— Begin Recorded information —

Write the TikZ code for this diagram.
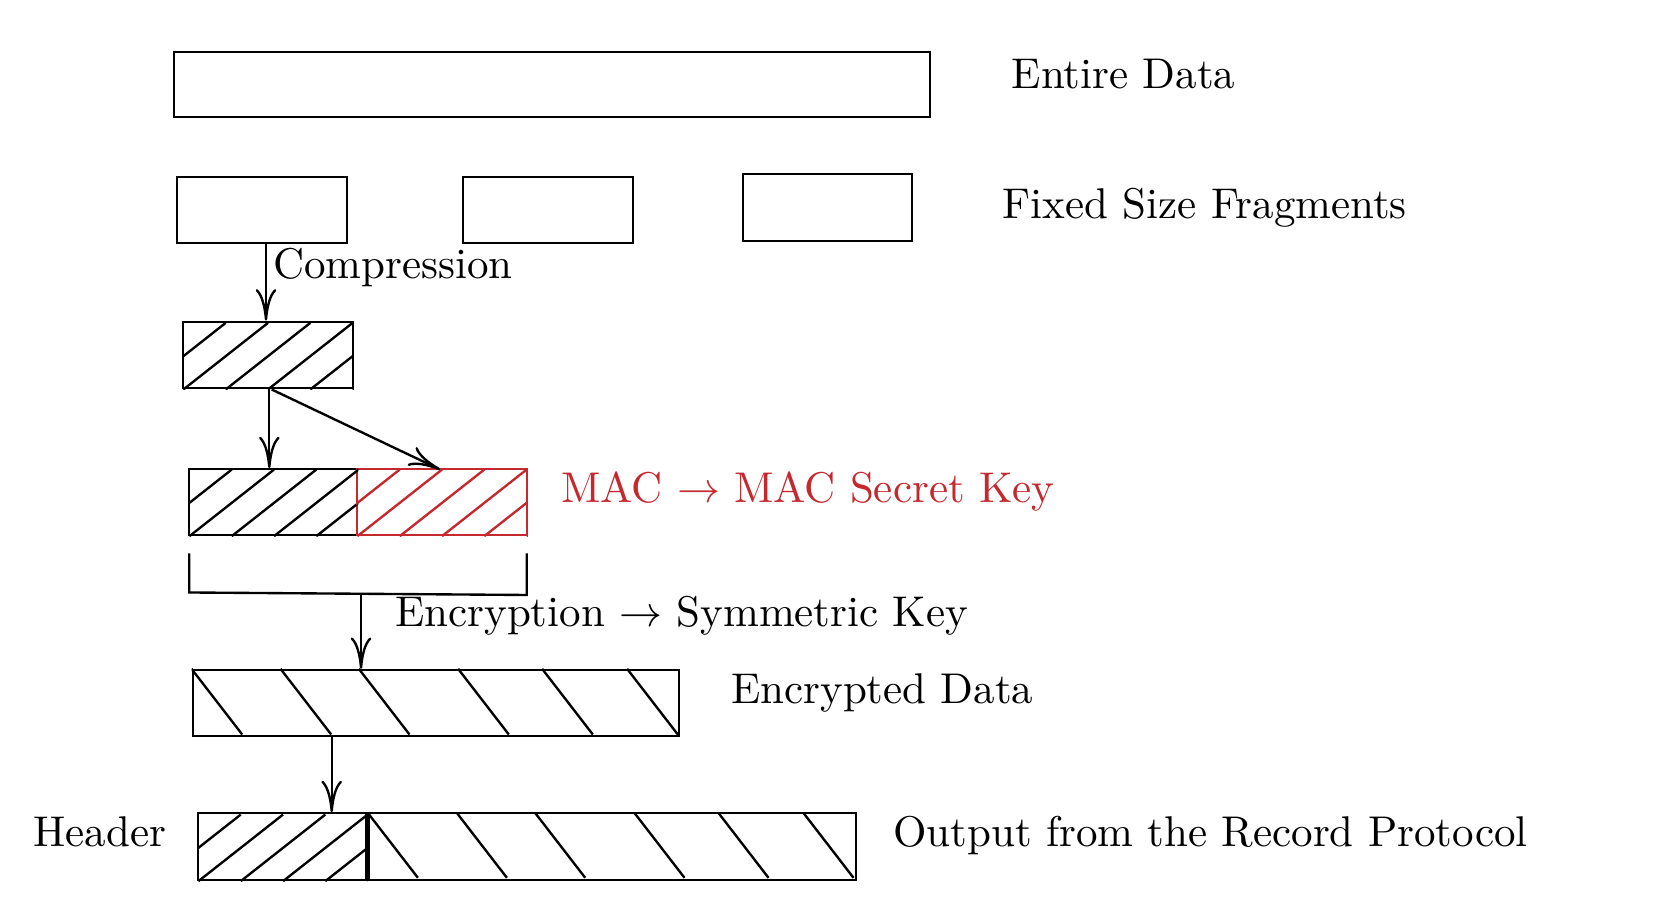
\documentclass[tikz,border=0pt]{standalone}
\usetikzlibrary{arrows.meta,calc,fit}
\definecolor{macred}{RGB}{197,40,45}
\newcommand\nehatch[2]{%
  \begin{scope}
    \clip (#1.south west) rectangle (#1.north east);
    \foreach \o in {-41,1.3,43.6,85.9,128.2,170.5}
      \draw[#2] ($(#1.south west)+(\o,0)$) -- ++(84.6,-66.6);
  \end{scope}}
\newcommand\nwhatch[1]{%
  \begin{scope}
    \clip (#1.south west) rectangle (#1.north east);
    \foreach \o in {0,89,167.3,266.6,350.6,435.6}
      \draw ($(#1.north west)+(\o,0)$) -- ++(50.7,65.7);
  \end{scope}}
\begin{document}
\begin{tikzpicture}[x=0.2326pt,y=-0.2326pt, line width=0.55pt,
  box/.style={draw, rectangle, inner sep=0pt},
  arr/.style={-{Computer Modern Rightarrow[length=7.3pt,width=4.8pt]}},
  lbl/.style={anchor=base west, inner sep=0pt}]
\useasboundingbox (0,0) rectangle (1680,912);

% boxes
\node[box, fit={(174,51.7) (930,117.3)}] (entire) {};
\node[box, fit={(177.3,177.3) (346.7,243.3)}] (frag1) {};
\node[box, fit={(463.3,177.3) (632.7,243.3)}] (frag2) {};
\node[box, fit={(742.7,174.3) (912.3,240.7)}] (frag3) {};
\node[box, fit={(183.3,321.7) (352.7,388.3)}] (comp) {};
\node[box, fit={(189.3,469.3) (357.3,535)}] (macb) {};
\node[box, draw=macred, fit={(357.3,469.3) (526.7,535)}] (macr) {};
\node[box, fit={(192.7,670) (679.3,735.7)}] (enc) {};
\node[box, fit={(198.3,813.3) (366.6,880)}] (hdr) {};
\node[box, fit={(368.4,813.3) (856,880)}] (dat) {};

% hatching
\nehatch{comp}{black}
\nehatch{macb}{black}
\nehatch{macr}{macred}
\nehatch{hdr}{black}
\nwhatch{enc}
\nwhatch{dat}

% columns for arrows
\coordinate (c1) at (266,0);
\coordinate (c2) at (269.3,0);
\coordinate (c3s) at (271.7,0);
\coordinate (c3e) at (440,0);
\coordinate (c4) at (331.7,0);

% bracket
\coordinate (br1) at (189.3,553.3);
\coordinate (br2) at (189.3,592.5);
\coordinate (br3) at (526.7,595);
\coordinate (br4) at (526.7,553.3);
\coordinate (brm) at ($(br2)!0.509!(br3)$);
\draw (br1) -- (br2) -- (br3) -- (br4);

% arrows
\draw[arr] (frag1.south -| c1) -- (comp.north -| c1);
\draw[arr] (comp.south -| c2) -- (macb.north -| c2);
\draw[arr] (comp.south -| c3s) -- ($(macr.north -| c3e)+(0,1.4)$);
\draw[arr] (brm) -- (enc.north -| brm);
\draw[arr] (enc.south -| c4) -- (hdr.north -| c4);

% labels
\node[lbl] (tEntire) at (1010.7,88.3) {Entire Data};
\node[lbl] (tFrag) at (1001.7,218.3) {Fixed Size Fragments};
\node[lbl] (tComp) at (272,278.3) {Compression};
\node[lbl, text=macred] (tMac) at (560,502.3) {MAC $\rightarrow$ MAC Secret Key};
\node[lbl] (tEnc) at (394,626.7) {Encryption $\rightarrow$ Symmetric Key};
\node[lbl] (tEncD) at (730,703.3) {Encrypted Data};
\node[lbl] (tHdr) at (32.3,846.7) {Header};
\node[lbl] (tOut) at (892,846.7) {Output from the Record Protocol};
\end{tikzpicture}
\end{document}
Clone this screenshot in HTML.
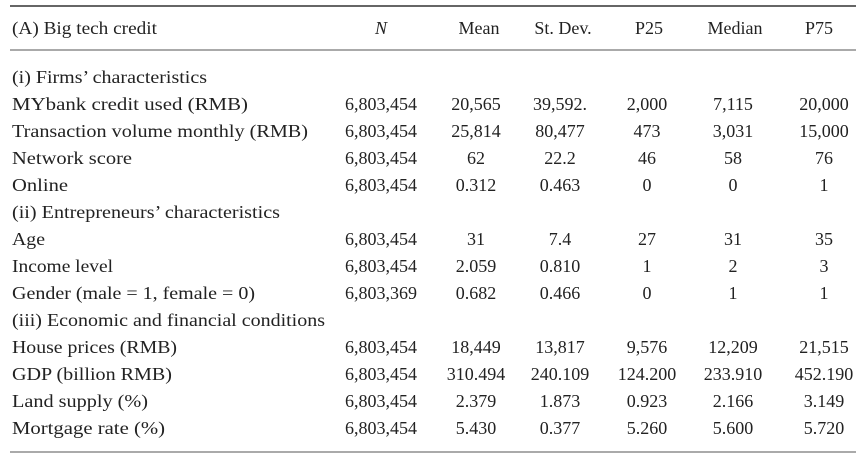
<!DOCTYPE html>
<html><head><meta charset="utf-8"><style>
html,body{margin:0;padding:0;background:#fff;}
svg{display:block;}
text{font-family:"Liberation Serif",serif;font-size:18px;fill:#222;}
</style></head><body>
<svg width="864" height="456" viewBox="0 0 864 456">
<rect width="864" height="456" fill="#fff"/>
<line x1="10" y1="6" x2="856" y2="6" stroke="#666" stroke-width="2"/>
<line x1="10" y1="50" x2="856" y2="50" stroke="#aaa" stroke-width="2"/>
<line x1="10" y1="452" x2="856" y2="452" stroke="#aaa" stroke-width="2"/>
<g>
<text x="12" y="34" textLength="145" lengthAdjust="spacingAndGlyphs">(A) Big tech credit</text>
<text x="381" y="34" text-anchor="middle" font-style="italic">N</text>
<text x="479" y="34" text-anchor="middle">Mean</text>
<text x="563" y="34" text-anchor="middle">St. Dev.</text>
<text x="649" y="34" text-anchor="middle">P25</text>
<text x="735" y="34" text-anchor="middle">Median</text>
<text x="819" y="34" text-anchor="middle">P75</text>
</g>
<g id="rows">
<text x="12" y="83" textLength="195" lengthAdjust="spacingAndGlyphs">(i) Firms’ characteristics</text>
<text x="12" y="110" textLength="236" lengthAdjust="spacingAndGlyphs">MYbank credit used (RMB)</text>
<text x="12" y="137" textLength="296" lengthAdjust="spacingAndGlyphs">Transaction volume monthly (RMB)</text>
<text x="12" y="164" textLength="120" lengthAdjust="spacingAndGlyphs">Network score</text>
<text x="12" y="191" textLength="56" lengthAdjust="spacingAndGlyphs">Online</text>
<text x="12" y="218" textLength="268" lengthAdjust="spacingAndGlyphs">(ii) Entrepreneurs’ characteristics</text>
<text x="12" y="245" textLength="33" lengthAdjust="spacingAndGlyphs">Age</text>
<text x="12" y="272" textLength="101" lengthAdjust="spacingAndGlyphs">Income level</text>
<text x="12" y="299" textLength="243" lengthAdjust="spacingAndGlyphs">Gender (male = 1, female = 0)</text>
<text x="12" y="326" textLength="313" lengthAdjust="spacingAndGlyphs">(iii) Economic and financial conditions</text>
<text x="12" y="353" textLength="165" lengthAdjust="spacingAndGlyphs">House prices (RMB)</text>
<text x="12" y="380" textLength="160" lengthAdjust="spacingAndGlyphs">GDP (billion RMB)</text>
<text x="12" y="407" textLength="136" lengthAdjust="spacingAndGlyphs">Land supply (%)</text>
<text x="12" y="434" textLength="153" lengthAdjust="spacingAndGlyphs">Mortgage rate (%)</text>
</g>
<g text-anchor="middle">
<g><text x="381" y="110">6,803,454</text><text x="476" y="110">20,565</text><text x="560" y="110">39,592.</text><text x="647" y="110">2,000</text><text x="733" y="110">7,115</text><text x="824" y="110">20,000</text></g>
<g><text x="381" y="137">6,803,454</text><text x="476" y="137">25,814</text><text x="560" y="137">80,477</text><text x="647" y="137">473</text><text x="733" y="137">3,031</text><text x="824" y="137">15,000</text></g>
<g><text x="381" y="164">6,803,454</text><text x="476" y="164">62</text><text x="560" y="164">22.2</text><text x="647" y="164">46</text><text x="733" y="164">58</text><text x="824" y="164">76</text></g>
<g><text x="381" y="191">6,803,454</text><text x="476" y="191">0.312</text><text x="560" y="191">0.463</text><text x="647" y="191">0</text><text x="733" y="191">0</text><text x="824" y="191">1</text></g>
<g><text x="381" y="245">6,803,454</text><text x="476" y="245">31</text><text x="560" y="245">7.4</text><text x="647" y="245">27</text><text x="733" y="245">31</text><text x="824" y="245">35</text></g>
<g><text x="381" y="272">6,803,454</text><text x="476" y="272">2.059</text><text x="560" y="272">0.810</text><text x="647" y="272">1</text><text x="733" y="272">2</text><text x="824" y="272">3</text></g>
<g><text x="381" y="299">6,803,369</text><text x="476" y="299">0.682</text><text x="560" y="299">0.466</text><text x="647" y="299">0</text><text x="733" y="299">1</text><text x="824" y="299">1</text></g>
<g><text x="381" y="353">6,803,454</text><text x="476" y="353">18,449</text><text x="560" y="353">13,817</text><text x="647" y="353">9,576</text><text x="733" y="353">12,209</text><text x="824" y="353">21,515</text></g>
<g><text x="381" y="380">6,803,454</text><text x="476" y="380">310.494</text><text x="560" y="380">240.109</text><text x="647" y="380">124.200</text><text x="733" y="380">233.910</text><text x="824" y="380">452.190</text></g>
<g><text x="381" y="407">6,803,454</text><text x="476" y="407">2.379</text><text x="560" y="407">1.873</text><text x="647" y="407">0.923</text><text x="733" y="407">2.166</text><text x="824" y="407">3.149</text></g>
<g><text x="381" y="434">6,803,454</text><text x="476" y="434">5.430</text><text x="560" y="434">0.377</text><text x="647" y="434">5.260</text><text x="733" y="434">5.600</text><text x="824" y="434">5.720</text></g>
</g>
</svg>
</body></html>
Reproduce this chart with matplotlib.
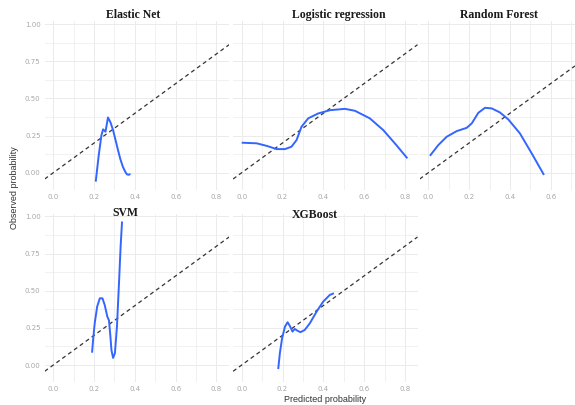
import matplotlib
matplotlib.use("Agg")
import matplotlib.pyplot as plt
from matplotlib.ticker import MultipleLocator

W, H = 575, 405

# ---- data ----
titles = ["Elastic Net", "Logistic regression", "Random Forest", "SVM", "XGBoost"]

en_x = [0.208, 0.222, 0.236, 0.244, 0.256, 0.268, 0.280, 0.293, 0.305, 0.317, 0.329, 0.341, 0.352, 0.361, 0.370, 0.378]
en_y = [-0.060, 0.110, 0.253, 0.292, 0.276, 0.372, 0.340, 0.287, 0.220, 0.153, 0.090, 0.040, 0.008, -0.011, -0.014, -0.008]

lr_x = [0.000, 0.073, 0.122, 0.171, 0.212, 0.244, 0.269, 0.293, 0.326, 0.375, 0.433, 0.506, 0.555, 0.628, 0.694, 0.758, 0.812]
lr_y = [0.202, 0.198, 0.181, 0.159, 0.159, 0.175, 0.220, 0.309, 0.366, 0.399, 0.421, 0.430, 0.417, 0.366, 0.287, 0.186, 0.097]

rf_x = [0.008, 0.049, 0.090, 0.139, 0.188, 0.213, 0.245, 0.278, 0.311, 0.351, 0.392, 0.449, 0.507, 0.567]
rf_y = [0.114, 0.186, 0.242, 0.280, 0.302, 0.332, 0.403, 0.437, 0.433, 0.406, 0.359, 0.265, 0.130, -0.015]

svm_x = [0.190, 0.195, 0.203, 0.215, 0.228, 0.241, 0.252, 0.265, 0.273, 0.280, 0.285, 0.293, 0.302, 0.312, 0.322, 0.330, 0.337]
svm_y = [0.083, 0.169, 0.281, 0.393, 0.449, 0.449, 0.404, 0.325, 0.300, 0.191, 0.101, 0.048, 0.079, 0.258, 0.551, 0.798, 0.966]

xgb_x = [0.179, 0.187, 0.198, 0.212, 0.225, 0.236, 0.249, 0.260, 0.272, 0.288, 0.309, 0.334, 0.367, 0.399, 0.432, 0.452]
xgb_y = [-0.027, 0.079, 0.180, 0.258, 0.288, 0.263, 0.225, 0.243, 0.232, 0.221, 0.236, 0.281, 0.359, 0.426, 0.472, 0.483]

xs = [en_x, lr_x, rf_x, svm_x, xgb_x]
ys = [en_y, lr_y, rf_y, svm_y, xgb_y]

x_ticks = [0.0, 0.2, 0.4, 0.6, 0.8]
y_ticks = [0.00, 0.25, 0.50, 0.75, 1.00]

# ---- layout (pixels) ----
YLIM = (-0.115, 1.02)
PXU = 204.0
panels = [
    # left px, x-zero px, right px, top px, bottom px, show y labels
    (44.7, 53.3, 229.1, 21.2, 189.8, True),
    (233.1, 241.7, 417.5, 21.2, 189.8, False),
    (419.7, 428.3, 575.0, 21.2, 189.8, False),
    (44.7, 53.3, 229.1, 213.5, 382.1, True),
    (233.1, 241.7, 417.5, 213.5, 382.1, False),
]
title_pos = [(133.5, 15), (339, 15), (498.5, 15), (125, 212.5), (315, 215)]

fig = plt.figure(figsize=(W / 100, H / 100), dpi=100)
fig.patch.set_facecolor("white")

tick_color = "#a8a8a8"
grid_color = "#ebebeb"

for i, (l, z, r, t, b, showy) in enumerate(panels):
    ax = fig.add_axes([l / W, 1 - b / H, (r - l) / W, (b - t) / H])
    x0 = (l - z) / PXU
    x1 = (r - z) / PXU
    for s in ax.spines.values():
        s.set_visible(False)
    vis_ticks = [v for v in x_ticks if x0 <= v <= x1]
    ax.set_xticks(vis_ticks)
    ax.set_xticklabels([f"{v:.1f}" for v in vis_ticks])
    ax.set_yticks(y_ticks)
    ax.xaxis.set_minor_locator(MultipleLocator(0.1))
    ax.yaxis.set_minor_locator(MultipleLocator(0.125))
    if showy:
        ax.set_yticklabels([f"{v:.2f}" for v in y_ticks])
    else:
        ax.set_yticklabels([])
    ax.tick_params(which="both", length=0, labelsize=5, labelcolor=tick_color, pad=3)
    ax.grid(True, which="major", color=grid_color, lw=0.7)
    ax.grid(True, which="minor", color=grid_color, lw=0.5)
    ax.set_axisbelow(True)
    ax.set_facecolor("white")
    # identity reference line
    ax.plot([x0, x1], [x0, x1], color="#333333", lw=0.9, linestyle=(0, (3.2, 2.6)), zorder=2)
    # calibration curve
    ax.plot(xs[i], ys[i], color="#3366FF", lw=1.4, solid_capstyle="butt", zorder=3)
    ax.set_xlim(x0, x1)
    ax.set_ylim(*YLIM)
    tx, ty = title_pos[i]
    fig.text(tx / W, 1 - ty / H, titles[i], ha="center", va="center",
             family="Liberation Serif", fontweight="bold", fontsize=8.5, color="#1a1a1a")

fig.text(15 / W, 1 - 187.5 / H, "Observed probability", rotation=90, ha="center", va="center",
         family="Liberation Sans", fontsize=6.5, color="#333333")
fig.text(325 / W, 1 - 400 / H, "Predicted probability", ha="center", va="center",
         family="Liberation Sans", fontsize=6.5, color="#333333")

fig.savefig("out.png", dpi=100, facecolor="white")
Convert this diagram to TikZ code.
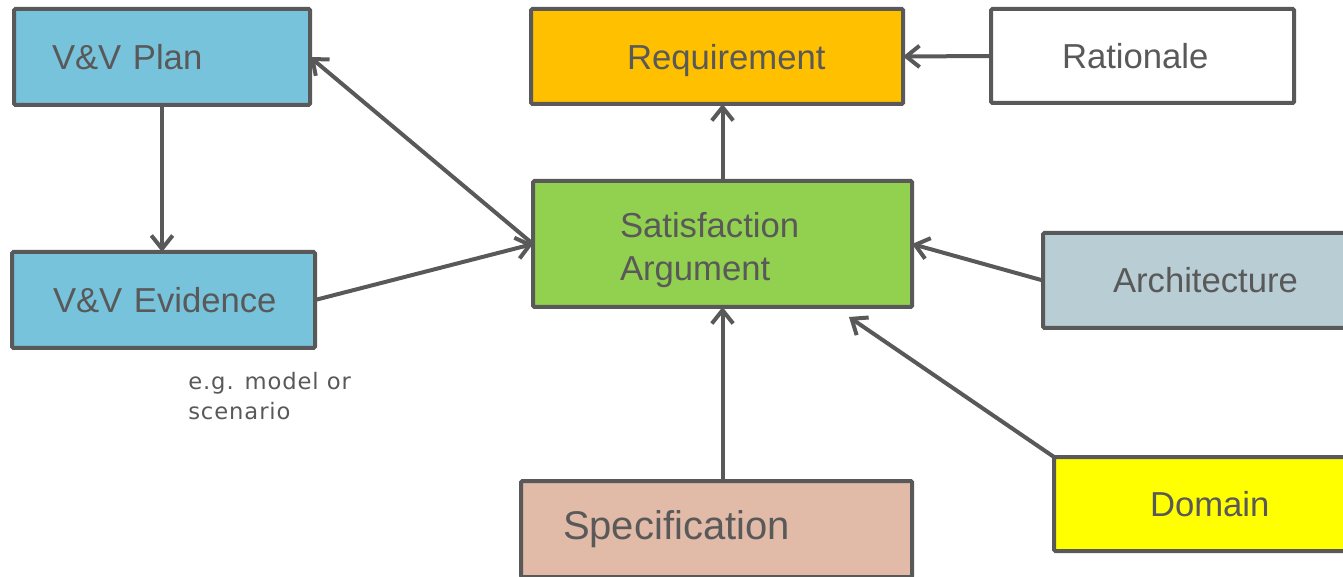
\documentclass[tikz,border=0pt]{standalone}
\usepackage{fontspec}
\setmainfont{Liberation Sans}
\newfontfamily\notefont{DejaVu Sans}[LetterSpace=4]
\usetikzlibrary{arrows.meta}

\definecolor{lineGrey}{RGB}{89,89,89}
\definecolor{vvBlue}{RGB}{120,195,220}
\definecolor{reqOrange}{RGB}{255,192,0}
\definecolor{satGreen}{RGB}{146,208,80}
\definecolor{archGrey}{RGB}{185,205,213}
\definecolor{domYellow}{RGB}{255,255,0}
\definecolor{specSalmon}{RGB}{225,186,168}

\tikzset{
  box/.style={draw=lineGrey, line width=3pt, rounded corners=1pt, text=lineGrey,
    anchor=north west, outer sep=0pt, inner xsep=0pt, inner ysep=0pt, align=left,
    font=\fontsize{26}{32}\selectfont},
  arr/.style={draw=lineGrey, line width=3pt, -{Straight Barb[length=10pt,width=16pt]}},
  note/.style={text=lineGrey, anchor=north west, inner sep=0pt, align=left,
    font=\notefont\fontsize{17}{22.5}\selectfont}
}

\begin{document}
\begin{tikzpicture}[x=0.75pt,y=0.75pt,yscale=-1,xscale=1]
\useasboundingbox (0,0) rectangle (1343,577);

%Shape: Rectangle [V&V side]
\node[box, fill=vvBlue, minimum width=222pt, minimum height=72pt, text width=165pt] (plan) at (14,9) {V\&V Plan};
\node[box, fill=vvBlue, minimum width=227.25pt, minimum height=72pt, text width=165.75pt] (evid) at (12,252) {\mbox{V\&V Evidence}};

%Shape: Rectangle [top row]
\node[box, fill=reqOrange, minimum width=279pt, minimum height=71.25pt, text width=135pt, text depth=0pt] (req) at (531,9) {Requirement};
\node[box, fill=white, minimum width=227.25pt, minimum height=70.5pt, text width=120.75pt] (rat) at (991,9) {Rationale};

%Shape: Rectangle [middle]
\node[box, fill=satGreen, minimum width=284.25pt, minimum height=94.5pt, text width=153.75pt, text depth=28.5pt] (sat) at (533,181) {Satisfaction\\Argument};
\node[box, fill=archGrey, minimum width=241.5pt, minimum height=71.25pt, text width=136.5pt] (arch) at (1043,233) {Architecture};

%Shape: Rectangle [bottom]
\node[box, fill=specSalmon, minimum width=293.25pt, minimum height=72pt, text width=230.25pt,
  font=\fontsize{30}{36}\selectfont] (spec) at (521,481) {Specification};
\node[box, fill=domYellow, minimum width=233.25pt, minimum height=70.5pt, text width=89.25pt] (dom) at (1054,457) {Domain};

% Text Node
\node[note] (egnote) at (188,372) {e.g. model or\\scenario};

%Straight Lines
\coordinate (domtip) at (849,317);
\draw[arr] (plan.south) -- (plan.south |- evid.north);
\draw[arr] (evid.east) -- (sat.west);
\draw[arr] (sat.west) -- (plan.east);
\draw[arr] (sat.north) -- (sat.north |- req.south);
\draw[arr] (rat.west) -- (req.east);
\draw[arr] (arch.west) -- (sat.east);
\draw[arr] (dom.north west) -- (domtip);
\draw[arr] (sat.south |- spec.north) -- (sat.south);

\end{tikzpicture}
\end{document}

— End Recorded information —

Task directions: Show all lines above holding "this".

Exercise result:
Write the TikZ code for this diagram.
Clone this screenshot in HTML.
Reproduce this chart with matplotlib.
Convert this diagram to TikZ code.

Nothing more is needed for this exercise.